La publication de son roman est d’emblée considérée comme une attaque contre l’aristocratie et jugée comme une faute par sa hiérarchie militaire, qui lui ordonne comme un châtiment de rejoindre immédiatement sa garnison en Bretagne. De là, il est envoyé à La Rochelle en 1783 pour participer à la construction du nouvel arsenal.

Et c’est à La Rochelle, justement, qu’il fait la connaissance de Marie-Soulange Duperré, sa future femme. Elle a 24 ans, il en a 42. Il la séduit au point de lui faire un enfant et l’épouse en 1786. En 1788, il quitte l’armée et entre au service du duc d’Orléans, meilleur moyen d’améliorer sa condition. Marie-Soulange sera le grand amour de sa vie et lui donnera deux autres enfants. Pour ce que l’on en connaît, Choderlos de Laclos ne ressemble en rien au personnage masculin principal des Liaisons, le libertin vicomte de Valmont. Sa vie sentimentale se limite à son épouse, à qui il semble avoir été fidèle. Ses lettres à sa famille, conservées et aujourd’hui parues dans le volume de la Pléiade (Gallimard) qui lui est consacré, nous le montrent même amoureux de son épouse et père attentionné jusqu’à la fin de sa vie.
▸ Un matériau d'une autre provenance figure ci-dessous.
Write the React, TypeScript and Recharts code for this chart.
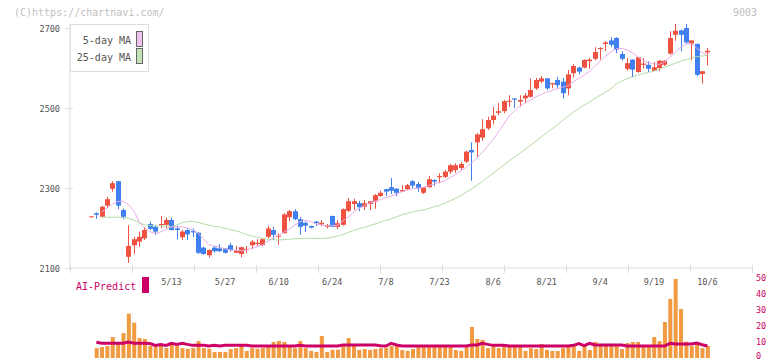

Éclate enfin la Révolution, l’occasion pour lui d’entrer plus avant dans le monde politique. Il s’engage dans la Ligue des aristocrates, un groupuscule de petits nobles qui sera interdit par Robespierre et, dès le début, y mène des intrigues en faveur de son maître, le duc d’Orléans. Après 1790, il se rallie à l’idée républicaine et quitte le duc pour un poste de commissaire au ministère de la Guerre, où il a la charge de réorganiser les troupes de la jeune République. Grâce à ses activités, il est chargé de l’organisation du camp de Châlons, en septembre 1792, et prépare de façon décisive la victoire de la bataille de Valmy. Trahi par son passé orléaniste, il est emprisonné à la prison de Picpus mais libéré sous la Convention thermidorienne. De retour au service de la République, il met alors au point, lors d’expériences balistiques, un « boulet creux » chargé de poudre qui deviendra l’obus. Finalement, il fait la connaissance du jeune général Napoléon Bonaparte, artilleur comme lui, et se rallie aux idées bonapartistes. Le 16 janvier 1800, il est réintégré comme général de brigade d’artillerie et affecté à l’armée du Rhin, où il reçoit le baptême du feu à la bataille de Biberach. Affecté au commandement de la réserve d’artillerie de l’armée d’Italie, il meurt le 5 septembre 1803 à Tarente, non pas lors d’un affrontement, mais affaibli par la dysenterie et la malaria. Il est enterré sur place. Au retour des Bourbons, en 1815, sa tombe est violée et détruite. Les Liaisons dangereuses sont les seules pages de lui qui soient passées à la postérité. Elles n’ont pas de rapport avec sa vie de militaire et peu avec sa vie d’homme. La marquise de Merteuil est, comme souvent dans les romans, une agrégation d’observations et « de Laclos à Valmont, la distance est celle qui sépare l’être vivant du personnage », explique René Pomeau. Une distance qu’il n’appartient qu’aux littérateurs de commenter. Reste une évidence, Choderlos de Laclos, pour homme des Lumières qu’il fut, n’a jamais été un « libre penseur » révolutionnaire, comme son roman, dit libertin, inviterait à le faire croire.